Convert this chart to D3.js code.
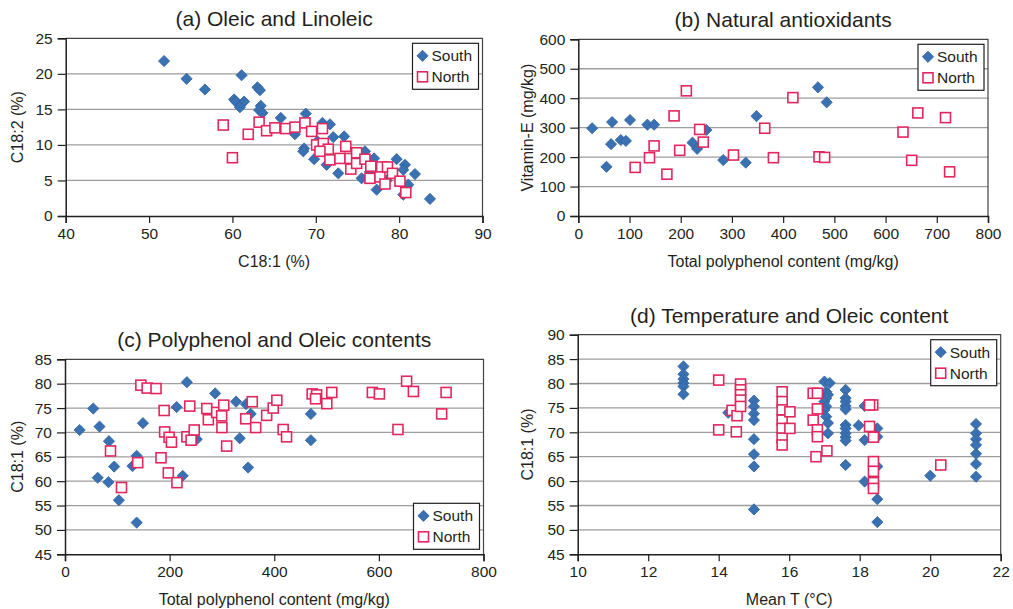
<!DOCTYPE html>
<html><head><meta charset="utf-8">
<script src="https://cdn.jsdelivr.net/npm/d3@7/dist/d3.min.js"></script>
<style>
body{margin:0;background:#fff}
svg{display:block}
text{font-family:"Liberation Sans",Arial,Helvetica,sans-serif;fill:#231f20}
</style>
</head><body>
<svg id="chart" width="1013" height="609"></svg>
<script>
// ---------- DATA ----------
const seriesNames = ["South", "North"];

// (a) Oleic (C18:1 %) vs Linoleic (C18:2 %)
const aSouth = [[51.8,21.8],[54.5,19.3],[56.7,17.8],[61.1,19.8],[63.0,18.1],[63.3,17.7],[60.2,16.4],[60.4,16.1],[61.4,16.1],[60.9,15.3],[63.4,15.5],[63.2,14.9],[63.6,14.5],[65.8,13.8],[67.5,11.5],[68.8,14.4],[68.6,9.5],[68.5,9.1],[69.8,8.0],[70.8,13.1],[71.7,12.9],[72.1,11.1],[71.3,7.2],[73.4,11.2],[72.7,6.0],[75.5,5.3],[75.9,9.1],[77.0,8.1],[77.3,3.7],[79.7,8.0],[80.7,7.2],[80.5,6.5],[81.9,5.9],[81.1,4.4],[80.5,3.0],[83.7,2.4],[74.5,7.5],[76.5,6.2],[78.5,5.0],[70.2,10.5]];
const aNorth = [[58.9,12.8],[60.0,8.2],[61.9,11.5],[63.2,13.2],[64.1,12.0],[65.1,12.4],[66.4,12.3],[67.5,12.5],[68.7,13.1],[69.5,11.9],[70.8,12.3],[70.1,10.0],[70.9,10.2],[71.5,9.4],[70.5,9.1],[71.7,7.9],[72.9,8.1],[73.6,9.8],[74.1,8.1],[74.9,8.9],[74.2,6.6],[74.9,7.4],[75.9,8.0],[76.6,7.0],[76.5,5.3],[77.9,6.9],[77.7,5.5],[78.6,6.9],[79.2,6.0],[80.1,4.9],[78.3,4.5],[80.8,3.3]];

// (b) Total polyphenol (mg/kg) vs Vitamin-E (mg/kg)
const bSouth = [[27,298],[55,167],[66,319],[64,244],[83,258],[93,255],[101,326],[135,310],[148,310],[223,249],[232,228],[250,292],[283,190],[327,181],[348,339],[468,437],[485,386]];
const bNorth = [[111,165],[139,198],[148,238],[173,142],[187,340],[198,223],[211,425],[237,294],[244,251],[303,207],[364,298],[381,198],[419,402],[470,201],[481,199],[634,285],[651,189],[663,350],[717,334],[725,150]];

// (c) Total polyphenol (mg/kg) vs C18:1 (%)
const cSouth = [[28,70.5],[54,74.9],[66,71.2],[84,68.2],[62.5,60.7],[83,59.8],[94,63.0],[103,56.1],[129,63.1],[137,65.2],[137,51.5],[149,71.9],[213.5,75.2],[233,80.3],[225,61.1],[252,68.6],[287,78.0],[327,76.3],[346,75.8],[355,73.8],[334,68.8],[350,62.8],[470,73.8],[470,68.4]];
const cNorth = [[87,66.2],[108,58.7],[139,63.8],[145,79.7],[157,79.1],[174,79.0],[189.5,74.5],[183.5,64.8],[190.5,70.1],[199,69.0],[203.5,68.0],[197.5,61.7],[214,59.7],[238.5,75.4],[233,69.1],[241,68.4],[247,70.5],[271,74.9],[274,72.6],[290,74.1],[299.5,73.4],[300,71.0],[303.5,75.6],[309,67.2],[345.5,72.8],[358,76.3],[364.5,71.0],[385.5,73.5],[398,75.0],[405,76.6],[417,70.6],[423.5,69.1],[472.5,77.9],[481,77.7],[479,76.9],[500.5,75.9],[510,78.2],[587.5,78.2],[601,77.9],[636.5,70.6],[653,80.5],[666,78.4],[728.5,78.2],[720,73.8]];

// (d) Mean T (°C) vs C18:1 (%)
const dSouth = [[13,83.5],[13,81.9],[13,80.9],[13,80.1],[13,79.4],[13,77.8],[14.27,74.0],[15,76.5],[15,75.3],[15,73.8],[15,72.5],[15,68.6],[15,65.5],[15,63.0],[15,54.2],[17.0,80.4],[17.15,80.1],[17.05,78.3],[17.1,77.7],[17.05,77.0],[17.0,76.3],[17.05,75.3],[17.0,74.6],[17.05,73.2],[17.1,71.9],[17.1,69.8],[17.6,78.7],[17.6,77.0],[17.6,76.3],[17.6,75.4],[17.6,74.7],[17.6,71.5],[17.6,70.8],[17.6,69.8],[17.6,69.0],[17.6,68.3],[17.6,63.3],[17.97,71.4],[18.14,75.4],[18.14,68.4],[18.14,59.9],[18.5,70.8],[18.5,69.1],[18.5,63.0],[18.5,56.3],[18.5,51.6],[20.0,61.1],[21.3,71.7],[21.3,69.8],[21.3,68.6],[21.3,67.4],[21.3,65.6],[21.3,63.5],[21.3,60.9]];
const dNorth = [[14.0,80.7],[14.0,70.5],[14.38,74.5],[14.5,70.1],[14.52,73.4],[14.62,79.9],[14.62,78.7],[14.62,77.7],[14.62,76.6],[14.62,75.3],[15.8,78.3],[15.8,76.3],[15.8,74.6],[15.8,72.5],[15.8,70.8],[15.8,68.8],[15.8,67.4],[16.02,74.2],[16.02,70.8],[16.68,78.0],[16.8,78.0],[16.8,74.8],[16.68,72.5],[16.8,70.5],[16.8,69.1],[16.76,65.0],[17.07,66.2],[18.37,75.6],[18.28,75.6],[18.28,71.2],[18.39,69.0],[18.39,64.0],[18.39,62.0],[18.39,59.7],[18.39,58.5],[20.3,63.3]];

// tick labels
const aXTicks = [40,50,60,70,80,90];
const aYTicks = [0,5,10,15,20,25];
const bXTicks = [0,100,200,300,400,500,600,700,800];
const bYTicks = [0,100,200,300,400,500,600];
const cXTicks = [0,200,400,600,800];
const cYTicks = [45,50,55,60,65,70,75,80,85];
const dXTicks = [10,12,14,16,18,20,22];
const dYTicks = [45,50,55,60,65,70,75,80,85,90];

const titles = ["(a) Oleic and Linoleic","(b) Natural antioxidants","(c) Polyphenol and Oleic contents","(d) Temperature and Oleic content"];
const xLabels = ["C18:1 (%)","Total polyphenol content (mg/kg)","Total polyphenol content (mg/kg)","Mean T (\u00B0C)"];
const yLabels = ["C18:2 (%)","Vitamin-E (mg/kg)","C18:1 (%)","C18:1 (%)"];

// ---------- STYLE / LAYOUT ----------
const BLUE = "#3a71b2", BLUE_STROKE = "#2e62a0", PINK = "#e2275f";
const panels = [
  {box:{l:65.7,r:482.5,t:38.3,b:216}, xt:aXTicks, yt:aYTicks, south:aSouth, north:aNorth, legend:"top", ylx:17},
  {box:{l:578.3,r:988,t:39.3,b:216}, xt:bXTicks, yt:bYTicks, south:bSouth, north:bNorth, legend:"top", ylx:527},
  {box:{l:65,r:483.5,t:359.3,b:554.3}, xt:cXTicks, yt:cYTicks, south:cSouth, north:cNorth, legend:"bottom", ylx:17},
  {box:{l:577.7,r:1000.7,t:334.7,b:554.3}, xt:dXTicks, yt:dYTicks, south:dSouth, north:dNorth, legend:"top", ylx:527}
];

const svg = d3.select("#chart");
const diamond = s => `M0,${-s}L${s},0L0,${s}L${-s},0Z`;

panels.forEach((p, i) => {
  const b = p.box;
  const x = d3.scaleLinear().domain(d3.extent(p.xt)).range([b.l, b.r]);
  const y = d3.scaleLinear().domain(d3.extent(p.yt)).range([b.b, b.t]);
  const g = svg.append("g");

  // gridlines
  g.append("g").selectAll("line").data(p.yt.slice(1, -1)).join("line")
    .attr("x1", b.l).attr("x2", b.r)
    .attr("y1", d => y(d)).attr("y2", d => y(d))
    .attr("stroke", "#9d9d9d").attr("stroke-width", 1.3);

  // frame top/right
  g.append("path").attr("d", `M${b.l},${b.t}H${b.r}V${b.b}`)
    .attr("fill", "none").attr("stroke", "#444").attr("stroke-width", 1.2);

  // axes
  const xAxis = d3.axisBottom(x).tickValues(p.xt).tickSize(7).tickPadding(5).tickFormat(d3.format("d"));
  const yAxis = d3.axisLeft(y).tickValues(p.yt).tickSize(8).tickPadding(5).tickFormat(d3.format("d"));
  const gx = g.append("g").attr("transform", `translate(0,${b.b})`).call(xAxis);
  const gy = g.append("g").attr("transform", `translate(${b.l},0)`).call(yAxis);
  [gx, gy].forEach(a => {
    a.select(".domain").attr("stroke", "#231f20").attr("stroke-width", 1.5);
    a.selectAll(".tick line").attr("stroke", "#231f20").attr("stroke-width", 1.2);
    a.selectAll(".tick text").attr("font-size", 15.5).attr("fill", "#231f20")
      .style("font-family", '"Liberation Sans",Arial,sans-serif');
  });

  // title
  g.append("text").attr("x", (b.l + b.r) / 2).attr("y", b.t - 12)
    .attr("text-anchor", "middle").attr("font-size", 21).text(titles[i]);
  // x label
  g.append("text").attr("x", (b.l + b.r) / 2).attr("y", b.b + 50.5)
    .attr("text-anchor", "middle").attr("font-size", 16).text(xLabels[i]);
  // y label
  g.append("text").attr("transform", `translate(${p.ylx},${(b.t + b.b) / 2}) rotate(-90)`)
    .attr("text-anchor", "middle").attr("dy", "0.35em").attr("font-size", 16).text(yLabels[i]);

  // points: South diamonds first, North squares on top
  g.append("g").selectAll("path").data(p.south).join("path")
    .attr("transform", d => `translate(${x(d[0])},${y(d[1])})`)
    .attr("d", diamond(5.6)).attr("fill", BLUE).attr("stroke", BLUE_STROKE).attr("stroke-width", 0.8);
  g.append("g").selectAll("rect").data(p.north).join("rect")
    .attr("x", d => x(d[0]) - 5).attr("y", d => y(d[1]) - 5)
    .attr("width", 10).attr("height", 10)
    .attr("fill", "#fff").attr("stroke", PINK).attr("stroke-width", 1.6);

  // legend
  const lw = 66, lh = 46;
  const lx = b.r - 4 - lw;
  const ly = p.legend === "top" ? b.t + 5 : b.b - 5 - lh;
  const lg = g.append("g").attr("transform", `translate(${lx},${ly})`);
  lg.append("rect").attr("width", lw).attr("height", lh).attr("fill", "#fff")
    .attr("stroke", "#231f20").attr("stroke-width", 1.2);
  lg.append("path").attr("transform", "translate(10,12.5)").attr("d", diamond(5.6))
    .attr("fill", BLUE).attr("stroke", BLUE_STROKE).attr("stroke-width", 0.8);
  lg.append("rect").attr("x", 5).attr("y", 28.5).attr("width", 10).attr("height", 10)
    .attr("fill", "#fff").attr("stroke", PINK).attr("stroke-width", 1.6);
  lg.append("text").attr("x", 19).attr("y", 12.5).attr("dy", "0.35em").attr("font-size", 15.5).text(seriesNames[0]);
  lg.append("text").attr("x", 19).attr("y", 33.5).attr("dy", "0.35em").attr("font-size", 15.5).text(seriesNames[1]);
});
</script>
</body></html>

☆ ☆ ☆ ☆

§ PROBLEM DESCRIPTION
From the listing, copy each line containing the word "chart".

§ SOLUTION FOR THIS PROBLEM
Convert this chart to D3.js code.
<svg id="chart" width="1013" height="609"></svg>
const svg = d3.select("#chart");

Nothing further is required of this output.